I've learned many things over the past thirty years and some lessons play out in my mind over and over.

  • Hubris is the most dangerous sin because it often masquerades as a virtue, like "saving the Earth".  The road to Hell is paved with good intentions.
  • Complexity is multiplicative but human perception is additive.   It's easy to underestimate how fast complexity will grow and get out of hand.  
  • When you reward something, you get more of it.  When you reward lies, you get more lies.
  • When you punish something, you get less of it.  When you punish honesty, you get less of it.
  • Successful systems are not designed around exception cases.   They're designed around majority (happy path) cases.  But most political discussion in the USA today is about...  exception cases.
  • You're focused on delivering a product.   Or you're focused on something else.  The software crew believe their focus is a product but more often it's their political situation, a promotion, building their resume, virtue signaling, mating...
  • Second Project Syndrome - the dangerous belief that your second project should have the perfection that your first project lacked.
  • Technology is rarely a deciding factor.  Sub-optimal technology choices often succeed.   Projects fail mostly from improper business requirements, poor funding,  political conflicts or personal weakness, not from bits or bytes.
  • People have finite mental bandwidth.  They will usually conserve bandwidth by delegating"thinking" to a 3rd party that they trust.   How is that working out with the MSM in 2022?  :)
  • Many software folks care little about software.  They care about money but make poor decisions because they don't grasp implications.  Others care too much and find a reason to code even when it's counterproductive.   They like complexity or mystical powers.   You should avoid both if you want to deliver a product.

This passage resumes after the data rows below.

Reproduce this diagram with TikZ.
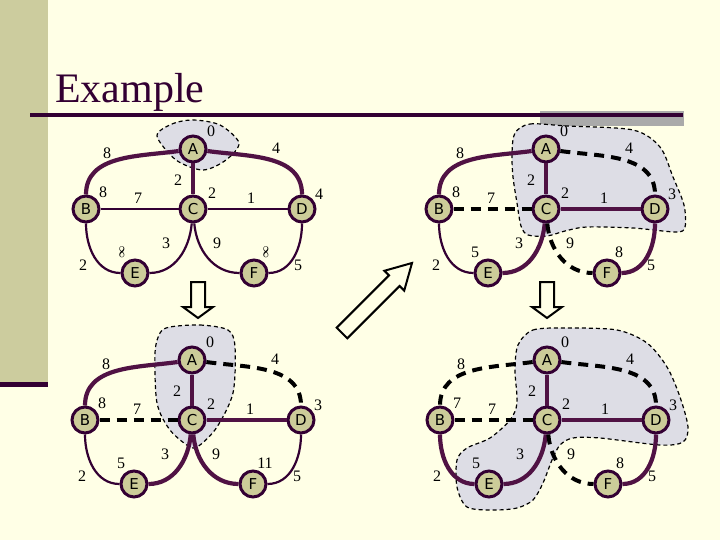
\documentclass[tikz,border=0pt]{standalone}
\usepackage{fontspec}
\setmainfont{Liberation Serif}
\newfontfamily\vertexfont{DejaVu Sans}
\usepackage{amsmath,amssymb}
\usetikzlibrary{positioning, calc}

\definecolor{slidebg}{RGB}{255,255,230}
\definecolor{sidebar}{RGB}{204,204,158}
\definecolor{plum}{RGB}{51,0,51}
\definecolor{pathplum}{RGB}{80,18,68}
\definecolor{vertexfill}{RGB}{204,204,153}
\definecolor{cloud}{RGB}{221,221,229}
\definecolor{shadowgrey}{RGB}{170,170,170}

\tikzset{
    vertex/.style={circle, draw=plum, line width=3pt, fill=vertexfill, minimum size=26pt, inner sep=0pt, font=\vertexfont\fontsize{15}{15}\selectfont},
    weight/.style={inner sep=0pt, font=\fontsize{16}{16}\selectfont},
    spath/.style={draw=pathplum, line width=4.2pt},
    plainedge/.style={draw=plum, line width=2.2pt},
    tentative/.style={draw=black, line width=4pt, dash pattern=on 10pt off 7pt},
    visited/.style={draw=black, line width=1.2pt, dash pattern=on 4pt off 3pt, fill=cloud},
    bigarrow/.style={draw=black, line width=2pt, fill=slidebg, line join=miter}
}

\newcommand{\rinf}{\rotatebox{90}{\fontsize{11}{11}\selectfont$\boldsymbol{\infty}$}}

% one copy of the graph: #1 tag, #2-#7 distances of A..F
\newcommand{\wgraph}[7]{%
    % Nodes
    \node[vertex] (A#1) at (193,-149) {A};
    \node[vertex] (B#1) at (86,-209) {B};
    \node[vertex] (C#1) at (193,-209) {C};
    \node[vertex] (D#1) at (302,-209) {D};
    \node[vertex] (E#1) at (135,-273) {E};
    \node[vertex] (F#1) at (254,-273) {F};
    % Edge weights
    \node[weight] (wab#1) at (107,-153) {8};
    \node[weight] (wad#1) at (276,-148) {4};
    \node[weight] (wac#1) at (178,-180) {2};
    \node[weight] (wbc#1) at (138,-198) {7};
    \node[weight] (wcd#1) at (251,-198) {1};
    \node[weight] (wbe#1) at (83,-265) {2};
    \node[weight] (wce#1) at (166,-243) {3};
    \node[weight] (wcf#1) at (217,-243) {9};
    \node[weight] (wdf#1) at (298,-265) {5};
    % Distances
    \node[weight] (dA#1) at (211,-131) {#2};
    \node[weight] (dB#1) at (103,-192) {#3};
    \node[weight] (dC#1) at (212,-193) {#4};
    \node[weight] (dD#1) at (319,-194) {#5};
    \node[weight] (dE#1) at (122,-252) {#6};
    \node[weight] (dF#1) at (266,-252) {#7};
}

\begin{document}
\begin{tikzpicture}[x=1pt, y=1pt]
    % Slide
    \fill[slidebg] (0,0) rectangle (720,-540);
    \useasboundingbox (0,0) rectangle (720,-540);
    \fill[sidebar] (0,0) rectangle (48,-382);
    \fill[plum] (0,-382) rectangle (48,-387);
    \fill[shadowgrey] (540,-111) rectangle (684,-126);
    \fill[plum] (30,-113) rectangle (683,-117);
    \node[anchor=base west, inner sep=0pt, text=plum, font=\fontsize{42}{42}\selectfont] (title) at (55,-103) {Example};

    % Visited sets
    \draw[visited] plot[smooth cycle] coordinates {(157,-136) (172,-124) (193,-120) (220,-125) (239,-143) (226,-160) (203,-170) (176,-160)};
    \draw[visited] plot[smooth cycle] coordinates {(515,-133) (530,-124) (567,-126) (633,-130) (660,-147) (673,-177) (684,-205) (685,-227) (676,-232) (633,-228) (587,-227) (565,-231) (547,-236) (528,-235) (521,-226) (517,-203) (513,-177) (512,-153)};
    \draw[visited] plot[smooth cycle] coordinates {(170,-327) (200,-325) (228,-330) (235,-347) (233,-393) (217,-427) (200,-445) (190,-447) (170,-430) (157,-403) (155,-353) (160,-333)};
    \draw[visited] plot[smooth cycle] coordinates {(518,-345) (533,-330) (567,-328) (617,-330) (647,-343) (667,-367) (680,-397) (688,-427) (683,-442) (660,-445) (600,-438) (573,-438) (560,-445) (552,-460) (543,-483) (533,-500) (517,-508) (493,-510) (467,-507) (457,-487) (457,-460) (467,-448) (490,-438) (510,-420) (517,-403) (515,-370)};

    % Graphs
    \begin{scope}
        \wgraph{1}{0}{8}{2}{4}{\rinf}{\rinf}
    \end{scope}
    \begin{scope}[shift={(353,0)}]
        \wgraph{2}{0}{8}{2}{3}{5}{8}
    \end{scope}
    \begin{scope}[shift={(-1,-211)}]
        \wgraph{3}{0}{8}{2}{3}{5}{11}
    \end{scope}
    \begin{scope}[shift={(354,-211)}]
        \wgraph{4}{0}{7}{2}{3}{5}{8}
    \end{scope}

    % Edges
    \foreach \p/\ab/\ad/\ac/\bc/\cd/\be/\ce/\cf/\df in {
        1/spath/spath/spath/plainedge/plainedge/plainedge/plainedge/plainedge/plainedge,
        2/spath/tentative/spath/tentative/spath/plainedge/spath/tentative/spath,
        3/spath/tentative/spath/tentative/spath/plainedge/spath/spath/plainedge,
        4/tentative/tentative/spath/tentative/spath/spath/spath/tentative/spath}{
        \draw[\ab] (A\p) to[out=188, in=90] (B\p);
        \draw[\ad] (A\p) to[out=-8, in=90] (D\p);
        \draw[\ac] (A\p) -- (C\p);
        \draw[\bc] (B\p) -- (C\p);
        \draw[\cd] (C\p) -- (D\p);
        \draw[\be] (B\p) to[out=-90, in=180] (E\p);
        \draw[\ce] (C\p) to[out=-95, in=0] (E\p);
        \draw[\cf] (C\p) to[out=-85, in=180] (F\p);
        \draw[\df] (D\p) to[out=-90, in=0] (F\p);
    }

    % Step arrows
    \draw[bigarrow] (191,-282) -- (205,-282) -- (205,-307) -- (213,-307) -- (198,-318) -- (183,-307) -- (191,-307) -- cycle;
    \draw[bigarrow] (540,-282) -- (554,-282) -- (554,-307) -- (562,-307) -- (547,-318) -- (532,-307) -- (540,-307) -- cycle;
    \draw[bigarrow, shift={(342,-333)}, rotate=45] (0,-7.5) -- (74,-7.5) -- (74,-14) -- (99,0) -- (74,14) -- (74,7.5) -- (0,7.5) -- cycle;
\end{tikzpicture}
\end{document}
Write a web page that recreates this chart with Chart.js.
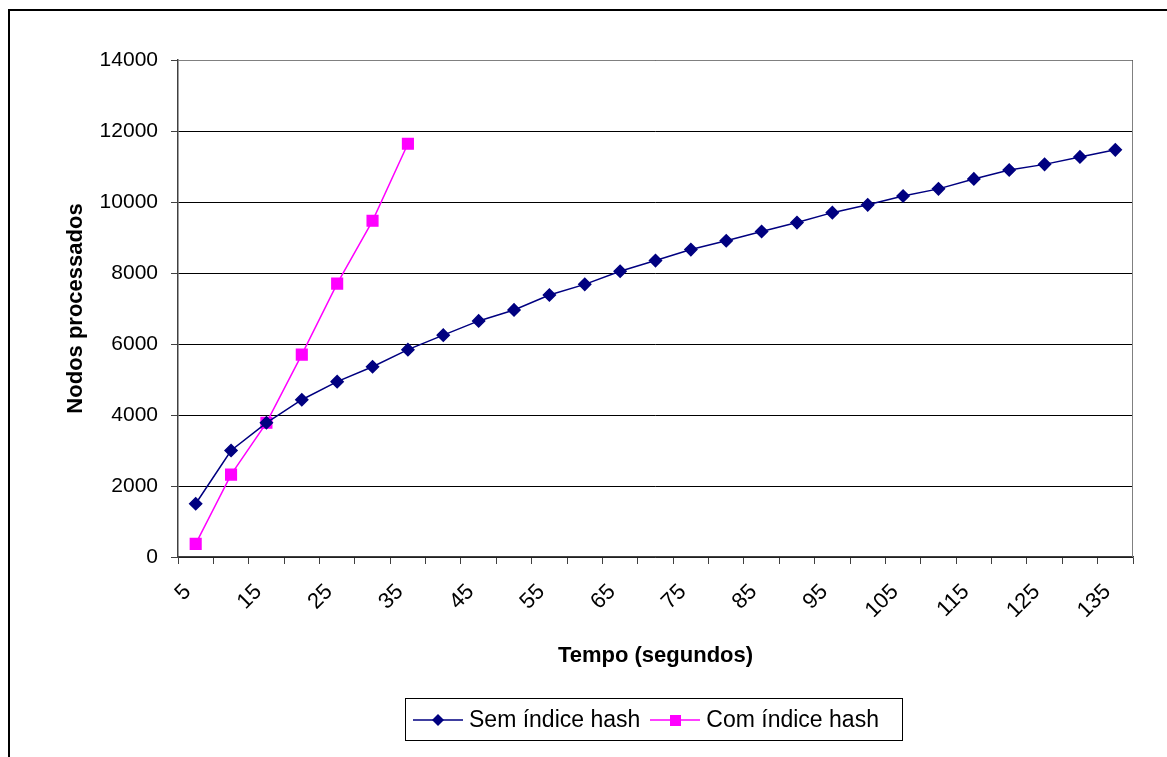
<!DOCTYPE html>
<html>
<head>
<meta charset="utf-8">
<script src="https://cdn.jsdelivr.net/npm/chart.js@4"></script>
<style>
  html, body { margin: 0; padding: 0; background: #fff; }
  #wrap { position: relative; width: 1167px; height: 757px; overflow: hidden; }
  #frame { position: absolute; left: 8px; top: 9px; width: 1200px; height: 800px; border: 2px solid #000; box-sizing: border-box; }
  #grafico { position: absolute; left: 0; top: 0; }
  #legenda { position: absolute; left: 405px; top: 698px; width: 498px; height: 43px; border: 1px solid #000; box-sizing: border-box;
    font-family: "Liberation Sans", Arial, sans-serif; font-size: 23px; color: #000; display: flex; align-items: center; padding-left: 7px; }
  .item { display: flex; align-items: center; margin-right: 10px; }
  .item canvas { margin-right: 6px; }
</style>
</head>
<body>
<div id="wrap">
  <div id="frame"></div>
  <canvas id="grafico" width="1167" height="757"></canvas>
  <div id="legenda">
    <div class="item"><canvas id="leg1" width="50" height="20"></canvas><span>Sem índice hash</span></div>
    <div class="item"><canvas id="leg2" width="50" height="20"></canvas><span>Com índice hash</span></div>
  </div>
</div>
<script>
// tempo em segundos (eixo x)
const tempos = [5, 10, 15, 20, 25, 30, 35, 40, 45, 50, 55, 60, 65, 70, 75, 80, 85, 90, 95, 100, 105, 110, 115, 120, 125, 130, 135];
// nodos processados
const semIndice = [1500, 3000, 3780, 4430, 4940, 5360, 5840, 6250, 6650, 6960, 7380, 7680, 8050, 8350, 8660, 8910, 9170, 9420, 9700, 9920, 10170, 10370, 10650, 10900, 11060, 11270, 11470];
const comIndice = [370, 2320, 3780, 5700, 7700, 9470, 11640];

const azul = '#000080';
const rosa = '#FF00FF';
const fonte = '"Liberation Sans", Arial, sans-serif';

// borda cinza da área de plotagem
const bordaArea = {
  id: 'bordaArea',
  beforeDatasetsDraw(chart) {
    const a = chart.chartArea;
    const ctx = chart.ctx;
    ctx.save();
    ctx.strokeStyle = '#808080';
    ctx.lineWidth = 1;
    ctx.beginPath();
    ctx.moveTo(a.left, a.top + 0.5);
    ctx.lineTo(a.right - 0.5, a.top + 0.5);
    ctx.lineTo(a.right - 0.5, a.bottom);
    ctx.stroke();
    ctx.restore();
  }
};

new Chart(document.getElementById('grafico').getContext('2d'), {
  type: 'line',
  data: {
    labels: tempos,
    datasets: [
      {
        label: 'Sem índice hash',
        data: semIndice,
        borderColor: azul,
        backgroundColor: azul,
        borderWidth: 1.5,
        pointStyle: 'rectRot',
        pointRadius: 6,
        pointHoverRadius: 6,
        tension: 0
      },
      {
        label: 'Com índice hash',
        data: comIndice,
        borderColor: rosa,
        backgroundColor: rosa,
        borderWidth: 1.5,
        pointStyle: 'rect',
        pointRadius: 7.5,
        pointHoverRadius: 7.5,
        tension: 0
      }
    ]
  },
  options: {
    responsive: false,
    animation: false,
    layout: { padding: { left: 63, top: 60, right: 34, bottom: 85 } },
    plugins: {
      legend: { display: false },
      tooltip: { enabled: false }
    },
    scales: {
      x: {
        offset: true,
        afterFit: s => { s.height = 115; },
        grid: { drawOnChartArea: false, drawTicks: true, tickLength: 7, color: '#404040', offset: true },
        border: { color: '#404040', width: 1.5 },
        ticks: {
          autoSkip: false,
          maxRotation: 45,
          minRotation: 45,
          labelOffset: -8,
          padding: 15,
          color: '#000',
          font: { family: fonte, size: 22 },
          callback: function (v, i) { return i % 2 === 0 ? this.getLabelForValue(v) : ''; }
        },
        title: {
          display: true,
          text: 'Tempo (segundos)',
          color: '#000',
          font: { family: fonte, size: 22, weight: 'bold' },
          padding: { top: 0, bottom: 3 }
        }
      },
      y: {
        min: 0,
        max: 14000,
        afterFit: s => { s.width = 115; },
        grid: { color: '#000', lineWidth: 1, tickLength: 7, tickColor: '#404040' },
        border: { color: '#404040', width: 1.5 },
        ticks: {
          stepSize: 2000,
          padding: 13,
          color: '#000',
          font: { family: fonte, size: 21 },
          callback: v => String(v)
        },
        title: {
          display: true,
          text: 'Nodos processados',
          color: '#000',
          font: { family: fonte, size: 22, weight: 'bold' },
          padding: { top: 0, bottom: 0 }
        }
      }
    }
  },
  plugins: [bordaArea]
});

// símbolos da legenda (linha com marcador)
function simbolo(id, cor, forma) {
  const ctx = document.getElementById(id).getContext('2d');
  ctx.strokeStyle = cor;
  ctx.fillStyle = cor;
  ctx.lineWidth = 1.5;
  ctx.beginPath();
  ctx.moveTo(0, 10);
  ctx.lineTo(50, 10);
  ctx.stroke();
  ctx.beginPath();
  if (forma === 'losango') {
    ctx.moveTo(25, 4); ctx.lineTo(31, 10); ctx.lineTo(25, 16); ctx.lineTo(19, 10);
  } else {
    ctx.rect(20, 5, 11, 11);
  }
  ctx.fill();
}
simbolo('leg1', azul, 'losango');
simbolo('leg2', rosa, 'quadrado');
</script>
</body>
</html>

  • Be wary of motives and pre-existing conflicts.  I was misled or blindsided in about half of my contracts.  
  • The software world is filled with a surprising amount of ego, fraud, envy, sabotage and hidden agendas.  It took me about ten years to discover this, as I don't suffer much from envy or hidden agendas.  :D
  • Envy - I've had a few people go to extraordinary lengths to derail my career but I outlasted most of them.  I was google-bombed from 2002 to 2004 but I put up Realmeme.com in 2004 to foil it.  Kurt's dead now and I had the last laugh.
  • Projects have a natural outcome, whether it's to succeed, fail, or twist endlessly in the wind.  You can force a different outcome but it's risk and effort and maybe you shouldn't.  
  • Time is finite.  Which means conversations are finite.  "Collaboration" takes time and a "collaborative" environment means there's no clear plan and design is ad hoc and chaotic.
  • "Inclusive", "diverse", "collaborative" are today's red flags. Is the goal to deliver a product or to virtue signal?
  • Diversity is always a cost which often has an overriding benefit.  But in today's world it's a religion instead of a business strategy and most people can't see the difference.  
  • Dishonest money creates dishonest people.  The current crypto bubble is a great example of the Federal Reserve system, which is a Long Con.
  • I avoid perfectionists and physicists for software development.   New development has too much ambiguity and their ego can't deliver a flawed product.  Because nobody writes perfect software.
  • If I offer a 5-year old child a platinum coin or a candy bar, they're always gonna take the candy bar because it's what they know.   The software world is filled with 5-year old kids.
  • Organizational problems are often treated as technical problems because nobody recognizes it or wants to deal with it.  It's safer to say "Our e-commerce system is broken" than to ask "Why did we hire a moron?".